* **JOB**
Write out only the span of lines that begins at the line with "What Apache ECharts" and ends at the line with "const wmSmall = [[61,364],[690,462]];". Keep both end lines, word for word.

--- Start of RECORDS SUPPLIED ---

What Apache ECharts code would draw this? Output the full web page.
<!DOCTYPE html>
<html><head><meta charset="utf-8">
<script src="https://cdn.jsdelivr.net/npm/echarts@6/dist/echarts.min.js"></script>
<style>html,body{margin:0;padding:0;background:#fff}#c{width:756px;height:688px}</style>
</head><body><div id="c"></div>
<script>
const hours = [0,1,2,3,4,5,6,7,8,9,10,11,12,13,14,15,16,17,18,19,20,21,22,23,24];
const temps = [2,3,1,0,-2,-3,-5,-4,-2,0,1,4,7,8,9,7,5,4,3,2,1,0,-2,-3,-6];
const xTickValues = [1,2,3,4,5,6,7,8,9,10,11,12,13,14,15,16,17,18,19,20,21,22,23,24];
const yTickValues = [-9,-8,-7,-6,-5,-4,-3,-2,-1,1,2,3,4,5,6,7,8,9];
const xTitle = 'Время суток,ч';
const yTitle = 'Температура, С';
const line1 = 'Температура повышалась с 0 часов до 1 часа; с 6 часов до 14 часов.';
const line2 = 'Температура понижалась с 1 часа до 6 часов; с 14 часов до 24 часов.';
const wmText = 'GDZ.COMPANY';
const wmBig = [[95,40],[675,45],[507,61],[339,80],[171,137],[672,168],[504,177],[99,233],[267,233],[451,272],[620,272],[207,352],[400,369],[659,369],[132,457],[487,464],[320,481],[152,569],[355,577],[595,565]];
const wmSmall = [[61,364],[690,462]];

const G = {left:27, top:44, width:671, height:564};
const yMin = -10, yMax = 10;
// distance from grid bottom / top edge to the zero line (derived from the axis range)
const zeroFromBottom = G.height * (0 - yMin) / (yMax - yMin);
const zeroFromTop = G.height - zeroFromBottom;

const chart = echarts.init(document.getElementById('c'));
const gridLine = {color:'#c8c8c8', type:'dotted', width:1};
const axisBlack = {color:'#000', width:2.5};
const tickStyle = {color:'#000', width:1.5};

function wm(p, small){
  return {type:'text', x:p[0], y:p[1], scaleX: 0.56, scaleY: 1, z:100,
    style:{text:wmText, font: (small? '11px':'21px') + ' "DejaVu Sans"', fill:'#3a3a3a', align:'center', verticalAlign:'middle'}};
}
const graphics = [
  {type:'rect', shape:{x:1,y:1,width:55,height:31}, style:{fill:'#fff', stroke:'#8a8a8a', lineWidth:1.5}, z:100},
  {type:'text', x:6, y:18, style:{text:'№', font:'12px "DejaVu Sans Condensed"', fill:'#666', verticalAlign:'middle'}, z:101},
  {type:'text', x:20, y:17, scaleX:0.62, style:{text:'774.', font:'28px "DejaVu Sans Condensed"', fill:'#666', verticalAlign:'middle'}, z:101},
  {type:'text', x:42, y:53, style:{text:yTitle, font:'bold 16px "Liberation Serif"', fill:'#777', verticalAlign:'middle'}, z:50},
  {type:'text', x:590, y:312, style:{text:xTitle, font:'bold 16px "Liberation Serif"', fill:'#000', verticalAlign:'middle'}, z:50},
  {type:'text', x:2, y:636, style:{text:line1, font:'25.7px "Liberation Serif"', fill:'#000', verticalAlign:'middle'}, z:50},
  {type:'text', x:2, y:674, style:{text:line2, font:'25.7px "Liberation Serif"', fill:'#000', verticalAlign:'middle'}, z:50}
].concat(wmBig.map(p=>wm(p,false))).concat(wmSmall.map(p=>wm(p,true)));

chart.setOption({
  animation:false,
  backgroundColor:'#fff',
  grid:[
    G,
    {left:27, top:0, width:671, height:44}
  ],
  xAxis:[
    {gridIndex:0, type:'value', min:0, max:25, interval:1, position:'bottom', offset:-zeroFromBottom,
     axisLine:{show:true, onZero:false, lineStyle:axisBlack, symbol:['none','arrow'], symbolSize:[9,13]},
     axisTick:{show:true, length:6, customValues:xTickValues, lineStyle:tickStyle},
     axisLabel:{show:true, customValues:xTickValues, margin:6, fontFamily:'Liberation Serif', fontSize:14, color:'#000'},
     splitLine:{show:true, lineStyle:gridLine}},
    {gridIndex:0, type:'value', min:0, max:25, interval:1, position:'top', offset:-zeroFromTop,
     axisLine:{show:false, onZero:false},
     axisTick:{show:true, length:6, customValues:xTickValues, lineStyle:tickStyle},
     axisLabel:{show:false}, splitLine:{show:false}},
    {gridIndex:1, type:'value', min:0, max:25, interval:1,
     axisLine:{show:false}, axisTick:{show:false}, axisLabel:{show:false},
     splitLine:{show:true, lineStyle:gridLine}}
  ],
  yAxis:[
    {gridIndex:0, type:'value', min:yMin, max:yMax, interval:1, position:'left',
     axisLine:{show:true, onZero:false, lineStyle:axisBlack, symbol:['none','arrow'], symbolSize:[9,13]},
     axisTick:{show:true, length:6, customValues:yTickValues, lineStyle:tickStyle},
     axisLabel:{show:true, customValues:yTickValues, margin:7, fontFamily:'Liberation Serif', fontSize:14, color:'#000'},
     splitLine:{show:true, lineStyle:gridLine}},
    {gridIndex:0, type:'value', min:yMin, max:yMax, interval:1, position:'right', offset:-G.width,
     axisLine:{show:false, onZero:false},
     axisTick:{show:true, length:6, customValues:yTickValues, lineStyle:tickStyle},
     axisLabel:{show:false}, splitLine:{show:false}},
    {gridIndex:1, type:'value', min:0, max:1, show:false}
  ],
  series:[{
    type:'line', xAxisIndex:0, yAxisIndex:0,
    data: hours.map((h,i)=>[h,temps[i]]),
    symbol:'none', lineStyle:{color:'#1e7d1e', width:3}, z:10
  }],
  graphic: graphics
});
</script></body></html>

--- End of RECORDS SUPPLIED ---
--- Start of RECORDS SUPPLIED ---

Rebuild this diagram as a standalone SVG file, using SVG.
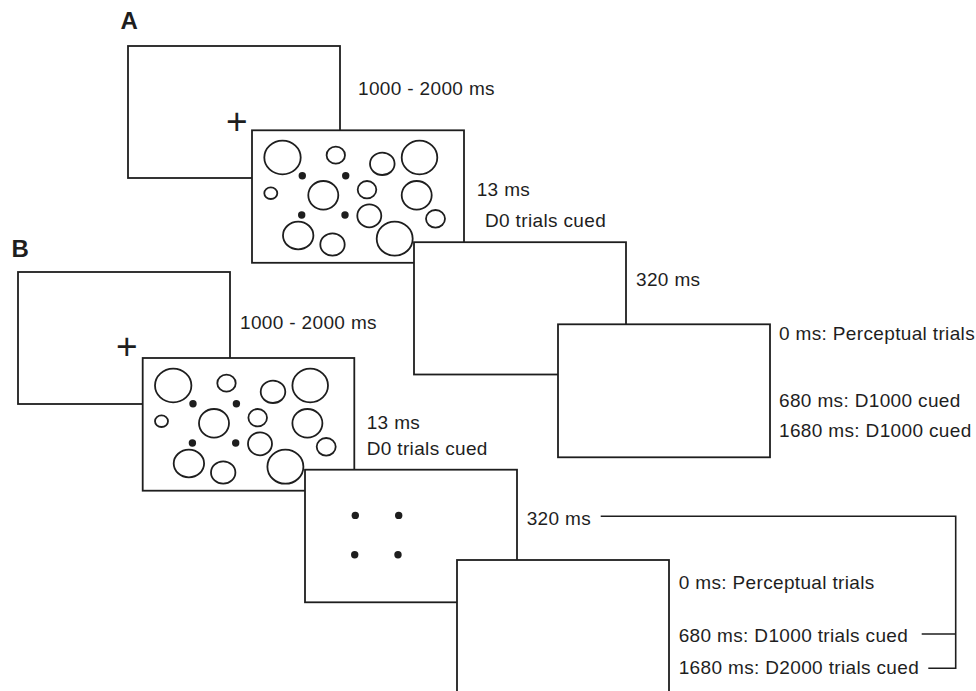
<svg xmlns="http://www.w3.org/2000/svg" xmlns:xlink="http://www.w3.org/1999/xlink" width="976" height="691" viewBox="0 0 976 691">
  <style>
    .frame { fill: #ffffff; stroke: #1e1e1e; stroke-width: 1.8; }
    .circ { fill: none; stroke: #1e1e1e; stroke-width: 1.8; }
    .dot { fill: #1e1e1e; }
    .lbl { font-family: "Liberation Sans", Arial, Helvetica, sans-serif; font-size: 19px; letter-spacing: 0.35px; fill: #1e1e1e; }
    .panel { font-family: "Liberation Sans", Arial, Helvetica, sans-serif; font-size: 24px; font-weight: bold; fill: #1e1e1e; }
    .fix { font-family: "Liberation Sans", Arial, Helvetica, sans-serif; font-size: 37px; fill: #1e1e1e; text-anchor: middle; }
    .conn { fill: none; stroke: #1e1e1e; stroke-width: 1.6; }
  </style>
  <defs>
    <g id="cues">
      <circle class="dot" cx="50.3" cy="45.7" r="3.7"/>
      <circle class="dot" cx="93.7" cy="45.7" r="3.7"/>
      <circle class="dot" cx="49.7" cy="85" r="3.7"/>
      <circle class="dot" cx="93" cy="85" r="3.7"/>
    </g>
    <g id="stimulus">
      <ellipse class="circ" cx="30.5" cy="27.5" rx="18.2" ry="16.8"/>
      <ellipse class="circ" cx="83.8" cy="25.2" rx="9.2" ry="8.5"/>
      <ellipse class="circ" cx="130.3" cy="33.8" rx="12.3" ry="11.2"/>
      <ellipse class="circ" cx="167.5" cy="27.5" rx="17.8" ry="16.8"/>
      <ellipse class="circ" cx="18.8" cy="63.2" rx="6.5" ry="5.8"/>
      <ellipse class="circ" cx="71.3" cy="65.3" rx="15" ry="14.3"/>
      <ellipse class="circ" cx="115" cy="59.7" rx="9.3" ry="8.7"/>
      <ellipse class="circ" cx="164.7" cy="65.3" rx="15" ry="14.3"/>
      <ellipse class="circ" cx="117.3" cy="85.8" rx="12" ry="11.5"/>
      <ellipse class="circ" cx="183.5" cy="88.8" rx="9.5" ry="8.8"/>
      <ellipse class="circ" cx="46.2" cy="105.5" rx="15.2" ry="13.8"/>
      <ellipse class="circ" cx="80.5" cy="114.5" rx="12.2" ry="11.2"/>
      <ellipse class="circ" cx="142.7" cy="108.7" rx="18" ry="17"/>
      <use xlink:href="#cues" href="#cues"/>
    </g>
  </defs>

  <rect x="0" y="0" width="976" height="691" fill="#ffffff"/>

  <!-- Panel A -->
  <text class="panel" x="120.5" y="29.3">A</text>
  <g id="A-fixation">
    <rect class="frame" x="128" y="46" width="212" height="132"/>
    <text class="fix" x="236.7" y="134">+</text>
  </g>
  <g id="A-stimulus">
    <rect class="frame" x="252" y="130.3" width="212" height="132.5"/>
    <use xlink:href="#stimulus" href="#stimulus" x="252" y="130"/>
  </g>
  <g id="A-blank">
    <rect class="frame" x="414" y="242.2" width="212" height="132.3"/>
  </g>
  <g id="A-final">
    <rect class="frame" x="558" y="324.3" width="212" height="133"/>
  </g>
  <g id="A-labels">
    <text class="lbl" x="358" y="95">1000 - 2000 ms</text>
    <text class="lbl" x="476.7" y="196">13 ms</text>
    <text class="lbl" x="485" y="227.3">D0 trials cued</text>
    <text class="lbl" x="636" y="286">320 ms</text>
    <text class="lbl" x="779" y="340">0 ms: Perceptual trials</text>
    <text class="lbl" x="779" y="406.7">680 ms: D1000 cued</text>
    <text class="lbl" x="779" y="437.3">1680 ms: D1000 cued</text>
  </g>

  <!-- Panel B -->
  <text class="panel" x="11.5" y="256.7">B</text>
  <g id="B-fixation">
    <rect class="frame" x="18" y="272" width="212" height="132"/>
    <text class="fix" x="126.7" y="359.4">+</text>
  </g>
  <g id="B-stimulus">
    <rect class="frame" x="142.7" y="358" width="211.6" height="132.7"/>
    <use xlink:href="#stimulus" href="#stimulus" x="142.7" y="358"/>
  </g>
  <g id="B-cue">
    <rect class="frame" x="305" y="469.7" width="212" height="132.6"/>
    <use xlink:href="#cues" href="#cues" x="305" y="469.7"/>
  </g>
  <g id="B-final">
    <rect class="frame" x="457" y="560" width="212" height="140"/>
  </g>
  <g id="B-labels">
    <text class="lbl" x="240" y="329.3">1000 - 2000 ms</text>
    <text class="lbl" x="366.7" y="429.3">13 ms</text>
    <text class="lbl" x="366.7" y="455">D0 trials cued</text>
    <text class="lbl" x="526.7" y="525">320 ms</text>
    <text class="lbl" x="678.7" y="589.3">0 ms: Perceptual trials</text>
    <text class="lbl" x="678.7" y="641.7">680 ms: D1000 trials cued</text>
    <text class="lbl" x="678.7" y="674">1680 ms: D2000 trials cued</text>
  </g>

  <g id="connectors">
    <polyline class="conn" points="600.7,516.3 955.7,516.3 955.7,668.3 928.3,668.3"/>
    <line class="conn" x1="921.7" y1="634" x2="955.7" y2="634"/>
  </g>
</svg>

--- End of RECORDS SUPPLIED ---
--- Start of RECORDS SUPPLIED ---

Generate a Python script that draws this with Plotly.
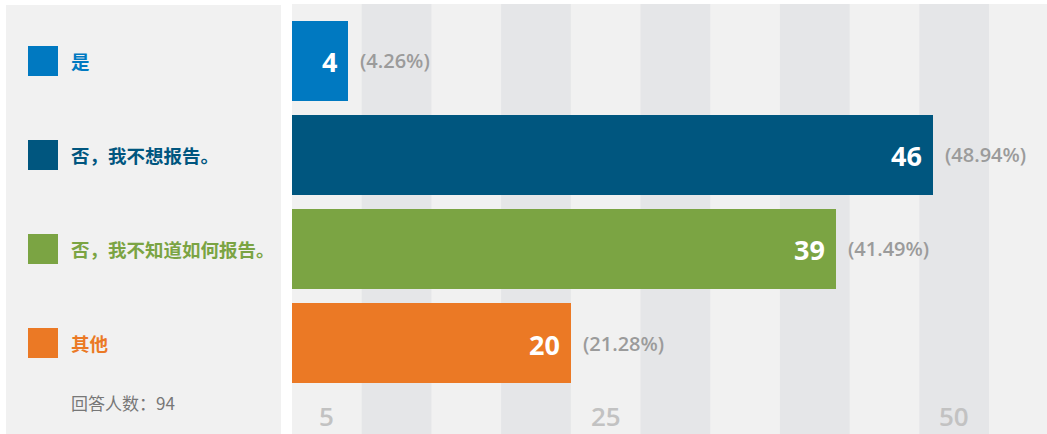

--- End of RECORDS SUPPLIED ---

* **ANSWER FOR THE TASK**
What Apache ECharts code would draw this? Output the full web page.
<!DOCTYPE html>
<html><head><meta charset="utf-8">
<script src="https://cdn.jsdelivr.net/npm/echarts@6/dist/echarts.min.js"></script>
<style>html,body{margin:0;padding:0;background:#fff}#c{width:756px;height:688px}</style>
</head><body><div id="c"></div>
<script>
const hours = [0,1,2,3,4,5,6,7,8,9,10,11,12,13,14,15,16,17,18,19,20,21,22,23,24];
const temps = [2,3,1,0,-2,-3,-5,-4,-2,0,1,4,7,8,9,7,5,4,3,2,1,0,-2,-3,-6];
const xTickValues = [1,2,3,4,5,6,7,8,9,10,11,12,13,14,15,16,17,18,19,20,21,22,23,24];
const yTickValues = [-9,-8,-7,-6,-5,-4,-3,-2,-1,1,2,3,4,5,6,7,8,9];
const xTitle = 'Время суток,ч';
const yTitle = 'Температура, С';
const line1 = 'Температура повышалась с 0 часов до 1 часа; с 6 часов до 14 часов.';
const line2 = 'Температура понижалась с 1 часа до 6 часов; с 14 часов до 24 часов.';
const wmText = 'GDZ.COMPANY';
const wmBig = [[95,40],[675,45],[507,61],[339,80],[171,137],[672,168],[504,177],[99,233],[267,233],[451,272],[620,272],[207,352],[400,369],[659,369],[132,457],[487,464],[320,481],[152,569],[355,577],[595,565]];
const wmSmall = [[61,364],[690,462]];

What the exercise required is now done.